Orientiert sich der Libanon weiter an sogenannten Schutzmächten?

Das weniger hoffnungsvolle Szenario könnte allerdings so aussehen, dass sich die verschiedenen politischen Kräfte wieder außenstehenden Schutzmächten zuwenden: die Schiit*innen dem Iran, die Sunnit*innen Saudi-Arabien, die Christ*innen Frankreich, Europa oder den USA und die wenigen verbliebenden Kommunist*innen Russland. Anstatt gemeinsam am Aufbau eines selbstbestimmten und handlungsfähigen libanesischen Staates mit einem modernen sozialen und politischen Gesellschaftsvertrag und an einer Neuausrichtung jenseits des konfessionellen Systems zu arbeiten, könnte die fortgesetzte Hinwendung zu sogenannten Schutzmächten den inneren Zusammenhalt so sehr bedrohen, dass der Libanon weiter in einer sich selbst verstärkenden Abwärtsspirale aus tiefer politischer Segregation, internen Konflikten, religiös motivierter Gewalt und permanenter Destabilisierung versinkt. Neue Widerstandsgruppen könnten – unterstützt von Schutzmächten wie eben dem Iran – entstehen, die vielleicht weniger hierarchisch organisiert wären als die Hisbollah, aber nicht weniger gewalttätig wären.

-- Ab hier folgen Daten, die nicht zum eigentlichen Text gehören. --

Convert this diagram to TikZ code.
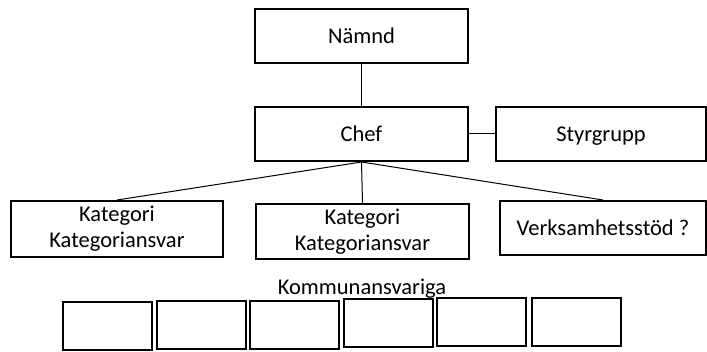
\documentclass[tikz,border=0pt]{standalone}
\usepackage{fontspec}
\setmainfont{Carlito}
\usepackage{tikz}
\usetikzlibrary{positioning}
\newcommand{\orgfont}{\fontsize{22.5}{26}\selectfont}
\tikzset{
  unit/.style  ={draw, line width=2pt, inner sep=0pt, align=center, font=\orgfont,
                 text height=16pt, text depth=1pt},
  top/.style   ={unit, minimum width=213pt, minimum height=54pt},
  twoline/.style={unit, text height=41pt, text depth=3pt},
  member/.style={draw, line width=2pt, inner sep=0pt, minimum width=89pt, minimum height=48pt},
  link/.style  ={line width=1pt},
}

\begin{document}
\begin{tikzpicture}[x=1pt,y=-1pt]
  \useasboundingbox (0,0) rectangle (707,352);
  % ledning
  \node[top] (namnd) at (361.5,36) {Nämnd};
  \node[top] (chef) at (361.5,134) {Chef};
  \node[top, minimum width=210pt] (styr) at (601,134) {Styrgrupp};
  % kategorier
  \node[twoline, minimum width=212pt, minimum height=56pt] (kat1) at (117,229)
    {Kategori\\Kategoriansvar};
  \node[twoline, minimum width=213pt, minimum height=55pt] (kat2) at (362.5,231.5)
    {Kategori\\Kategoriansvar};
  \node[unit, minimum width=206pt, minimum height=54pt] (verks) at (603,228)
    {Verksamhetsstöd ?};
  \draw[link] (namnd.south) -- (chef.north);
  \draw[link] (chef.east) -- (styr.west);
  \foreach \n in {kat1,kat2,verks}
    \draw[link] (chef.south) -- (\n.north);
  % kommunansvariga
  \node[font=\orgfont, anchor=base, inner sep=0pt] (komm) at (362,295) {Kommunansvariga};
  \foreach \i/\x/\y in {1/107.5/326,2/201.5/325.5,3/294/325.5,4/388.5/323.5,5/481.5/322,6/576.5/322}
    \node[member] (k\i) at (\x,\y) {};
\end{tikzpicture}
\end{document}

Als der israelische Ministerpräsident Benjamin Netanyahu Ende September 2024 davon sprach, Israel befände sich auf der Seite der Menschen gegen die «iranischen Tyrannen», hatte er diese apokalyptischen Szenarien wohl eher nicht im Sinn. Eine solche Entwicklung ist aber ebenso möglich wie eine Erneuerung. Es bleibt ein Spiel mit dem Feuer, bei dem nicht nur Menschenleben, Dörfer und Städte auf der Strecke bleiben würden, sondern die Zukunft des Libanons und der gesamten Region.


[1] Die Kommunistische Partei Libanons war zu Beginn des libanesischen Bürgerkriegs innerhalb der schiitischen Bevölkerung die stärkste politische Kraft und eine bedeutende Widerstandsbewegung gegen die israelische Besatzung. Durch die Ermordung vieler ihrer Parteiführer, die islamistischen Fundamentalisten zu geschrieben wurde, wurde sie geschwächt, während die Hisbollah an Stärke gewann.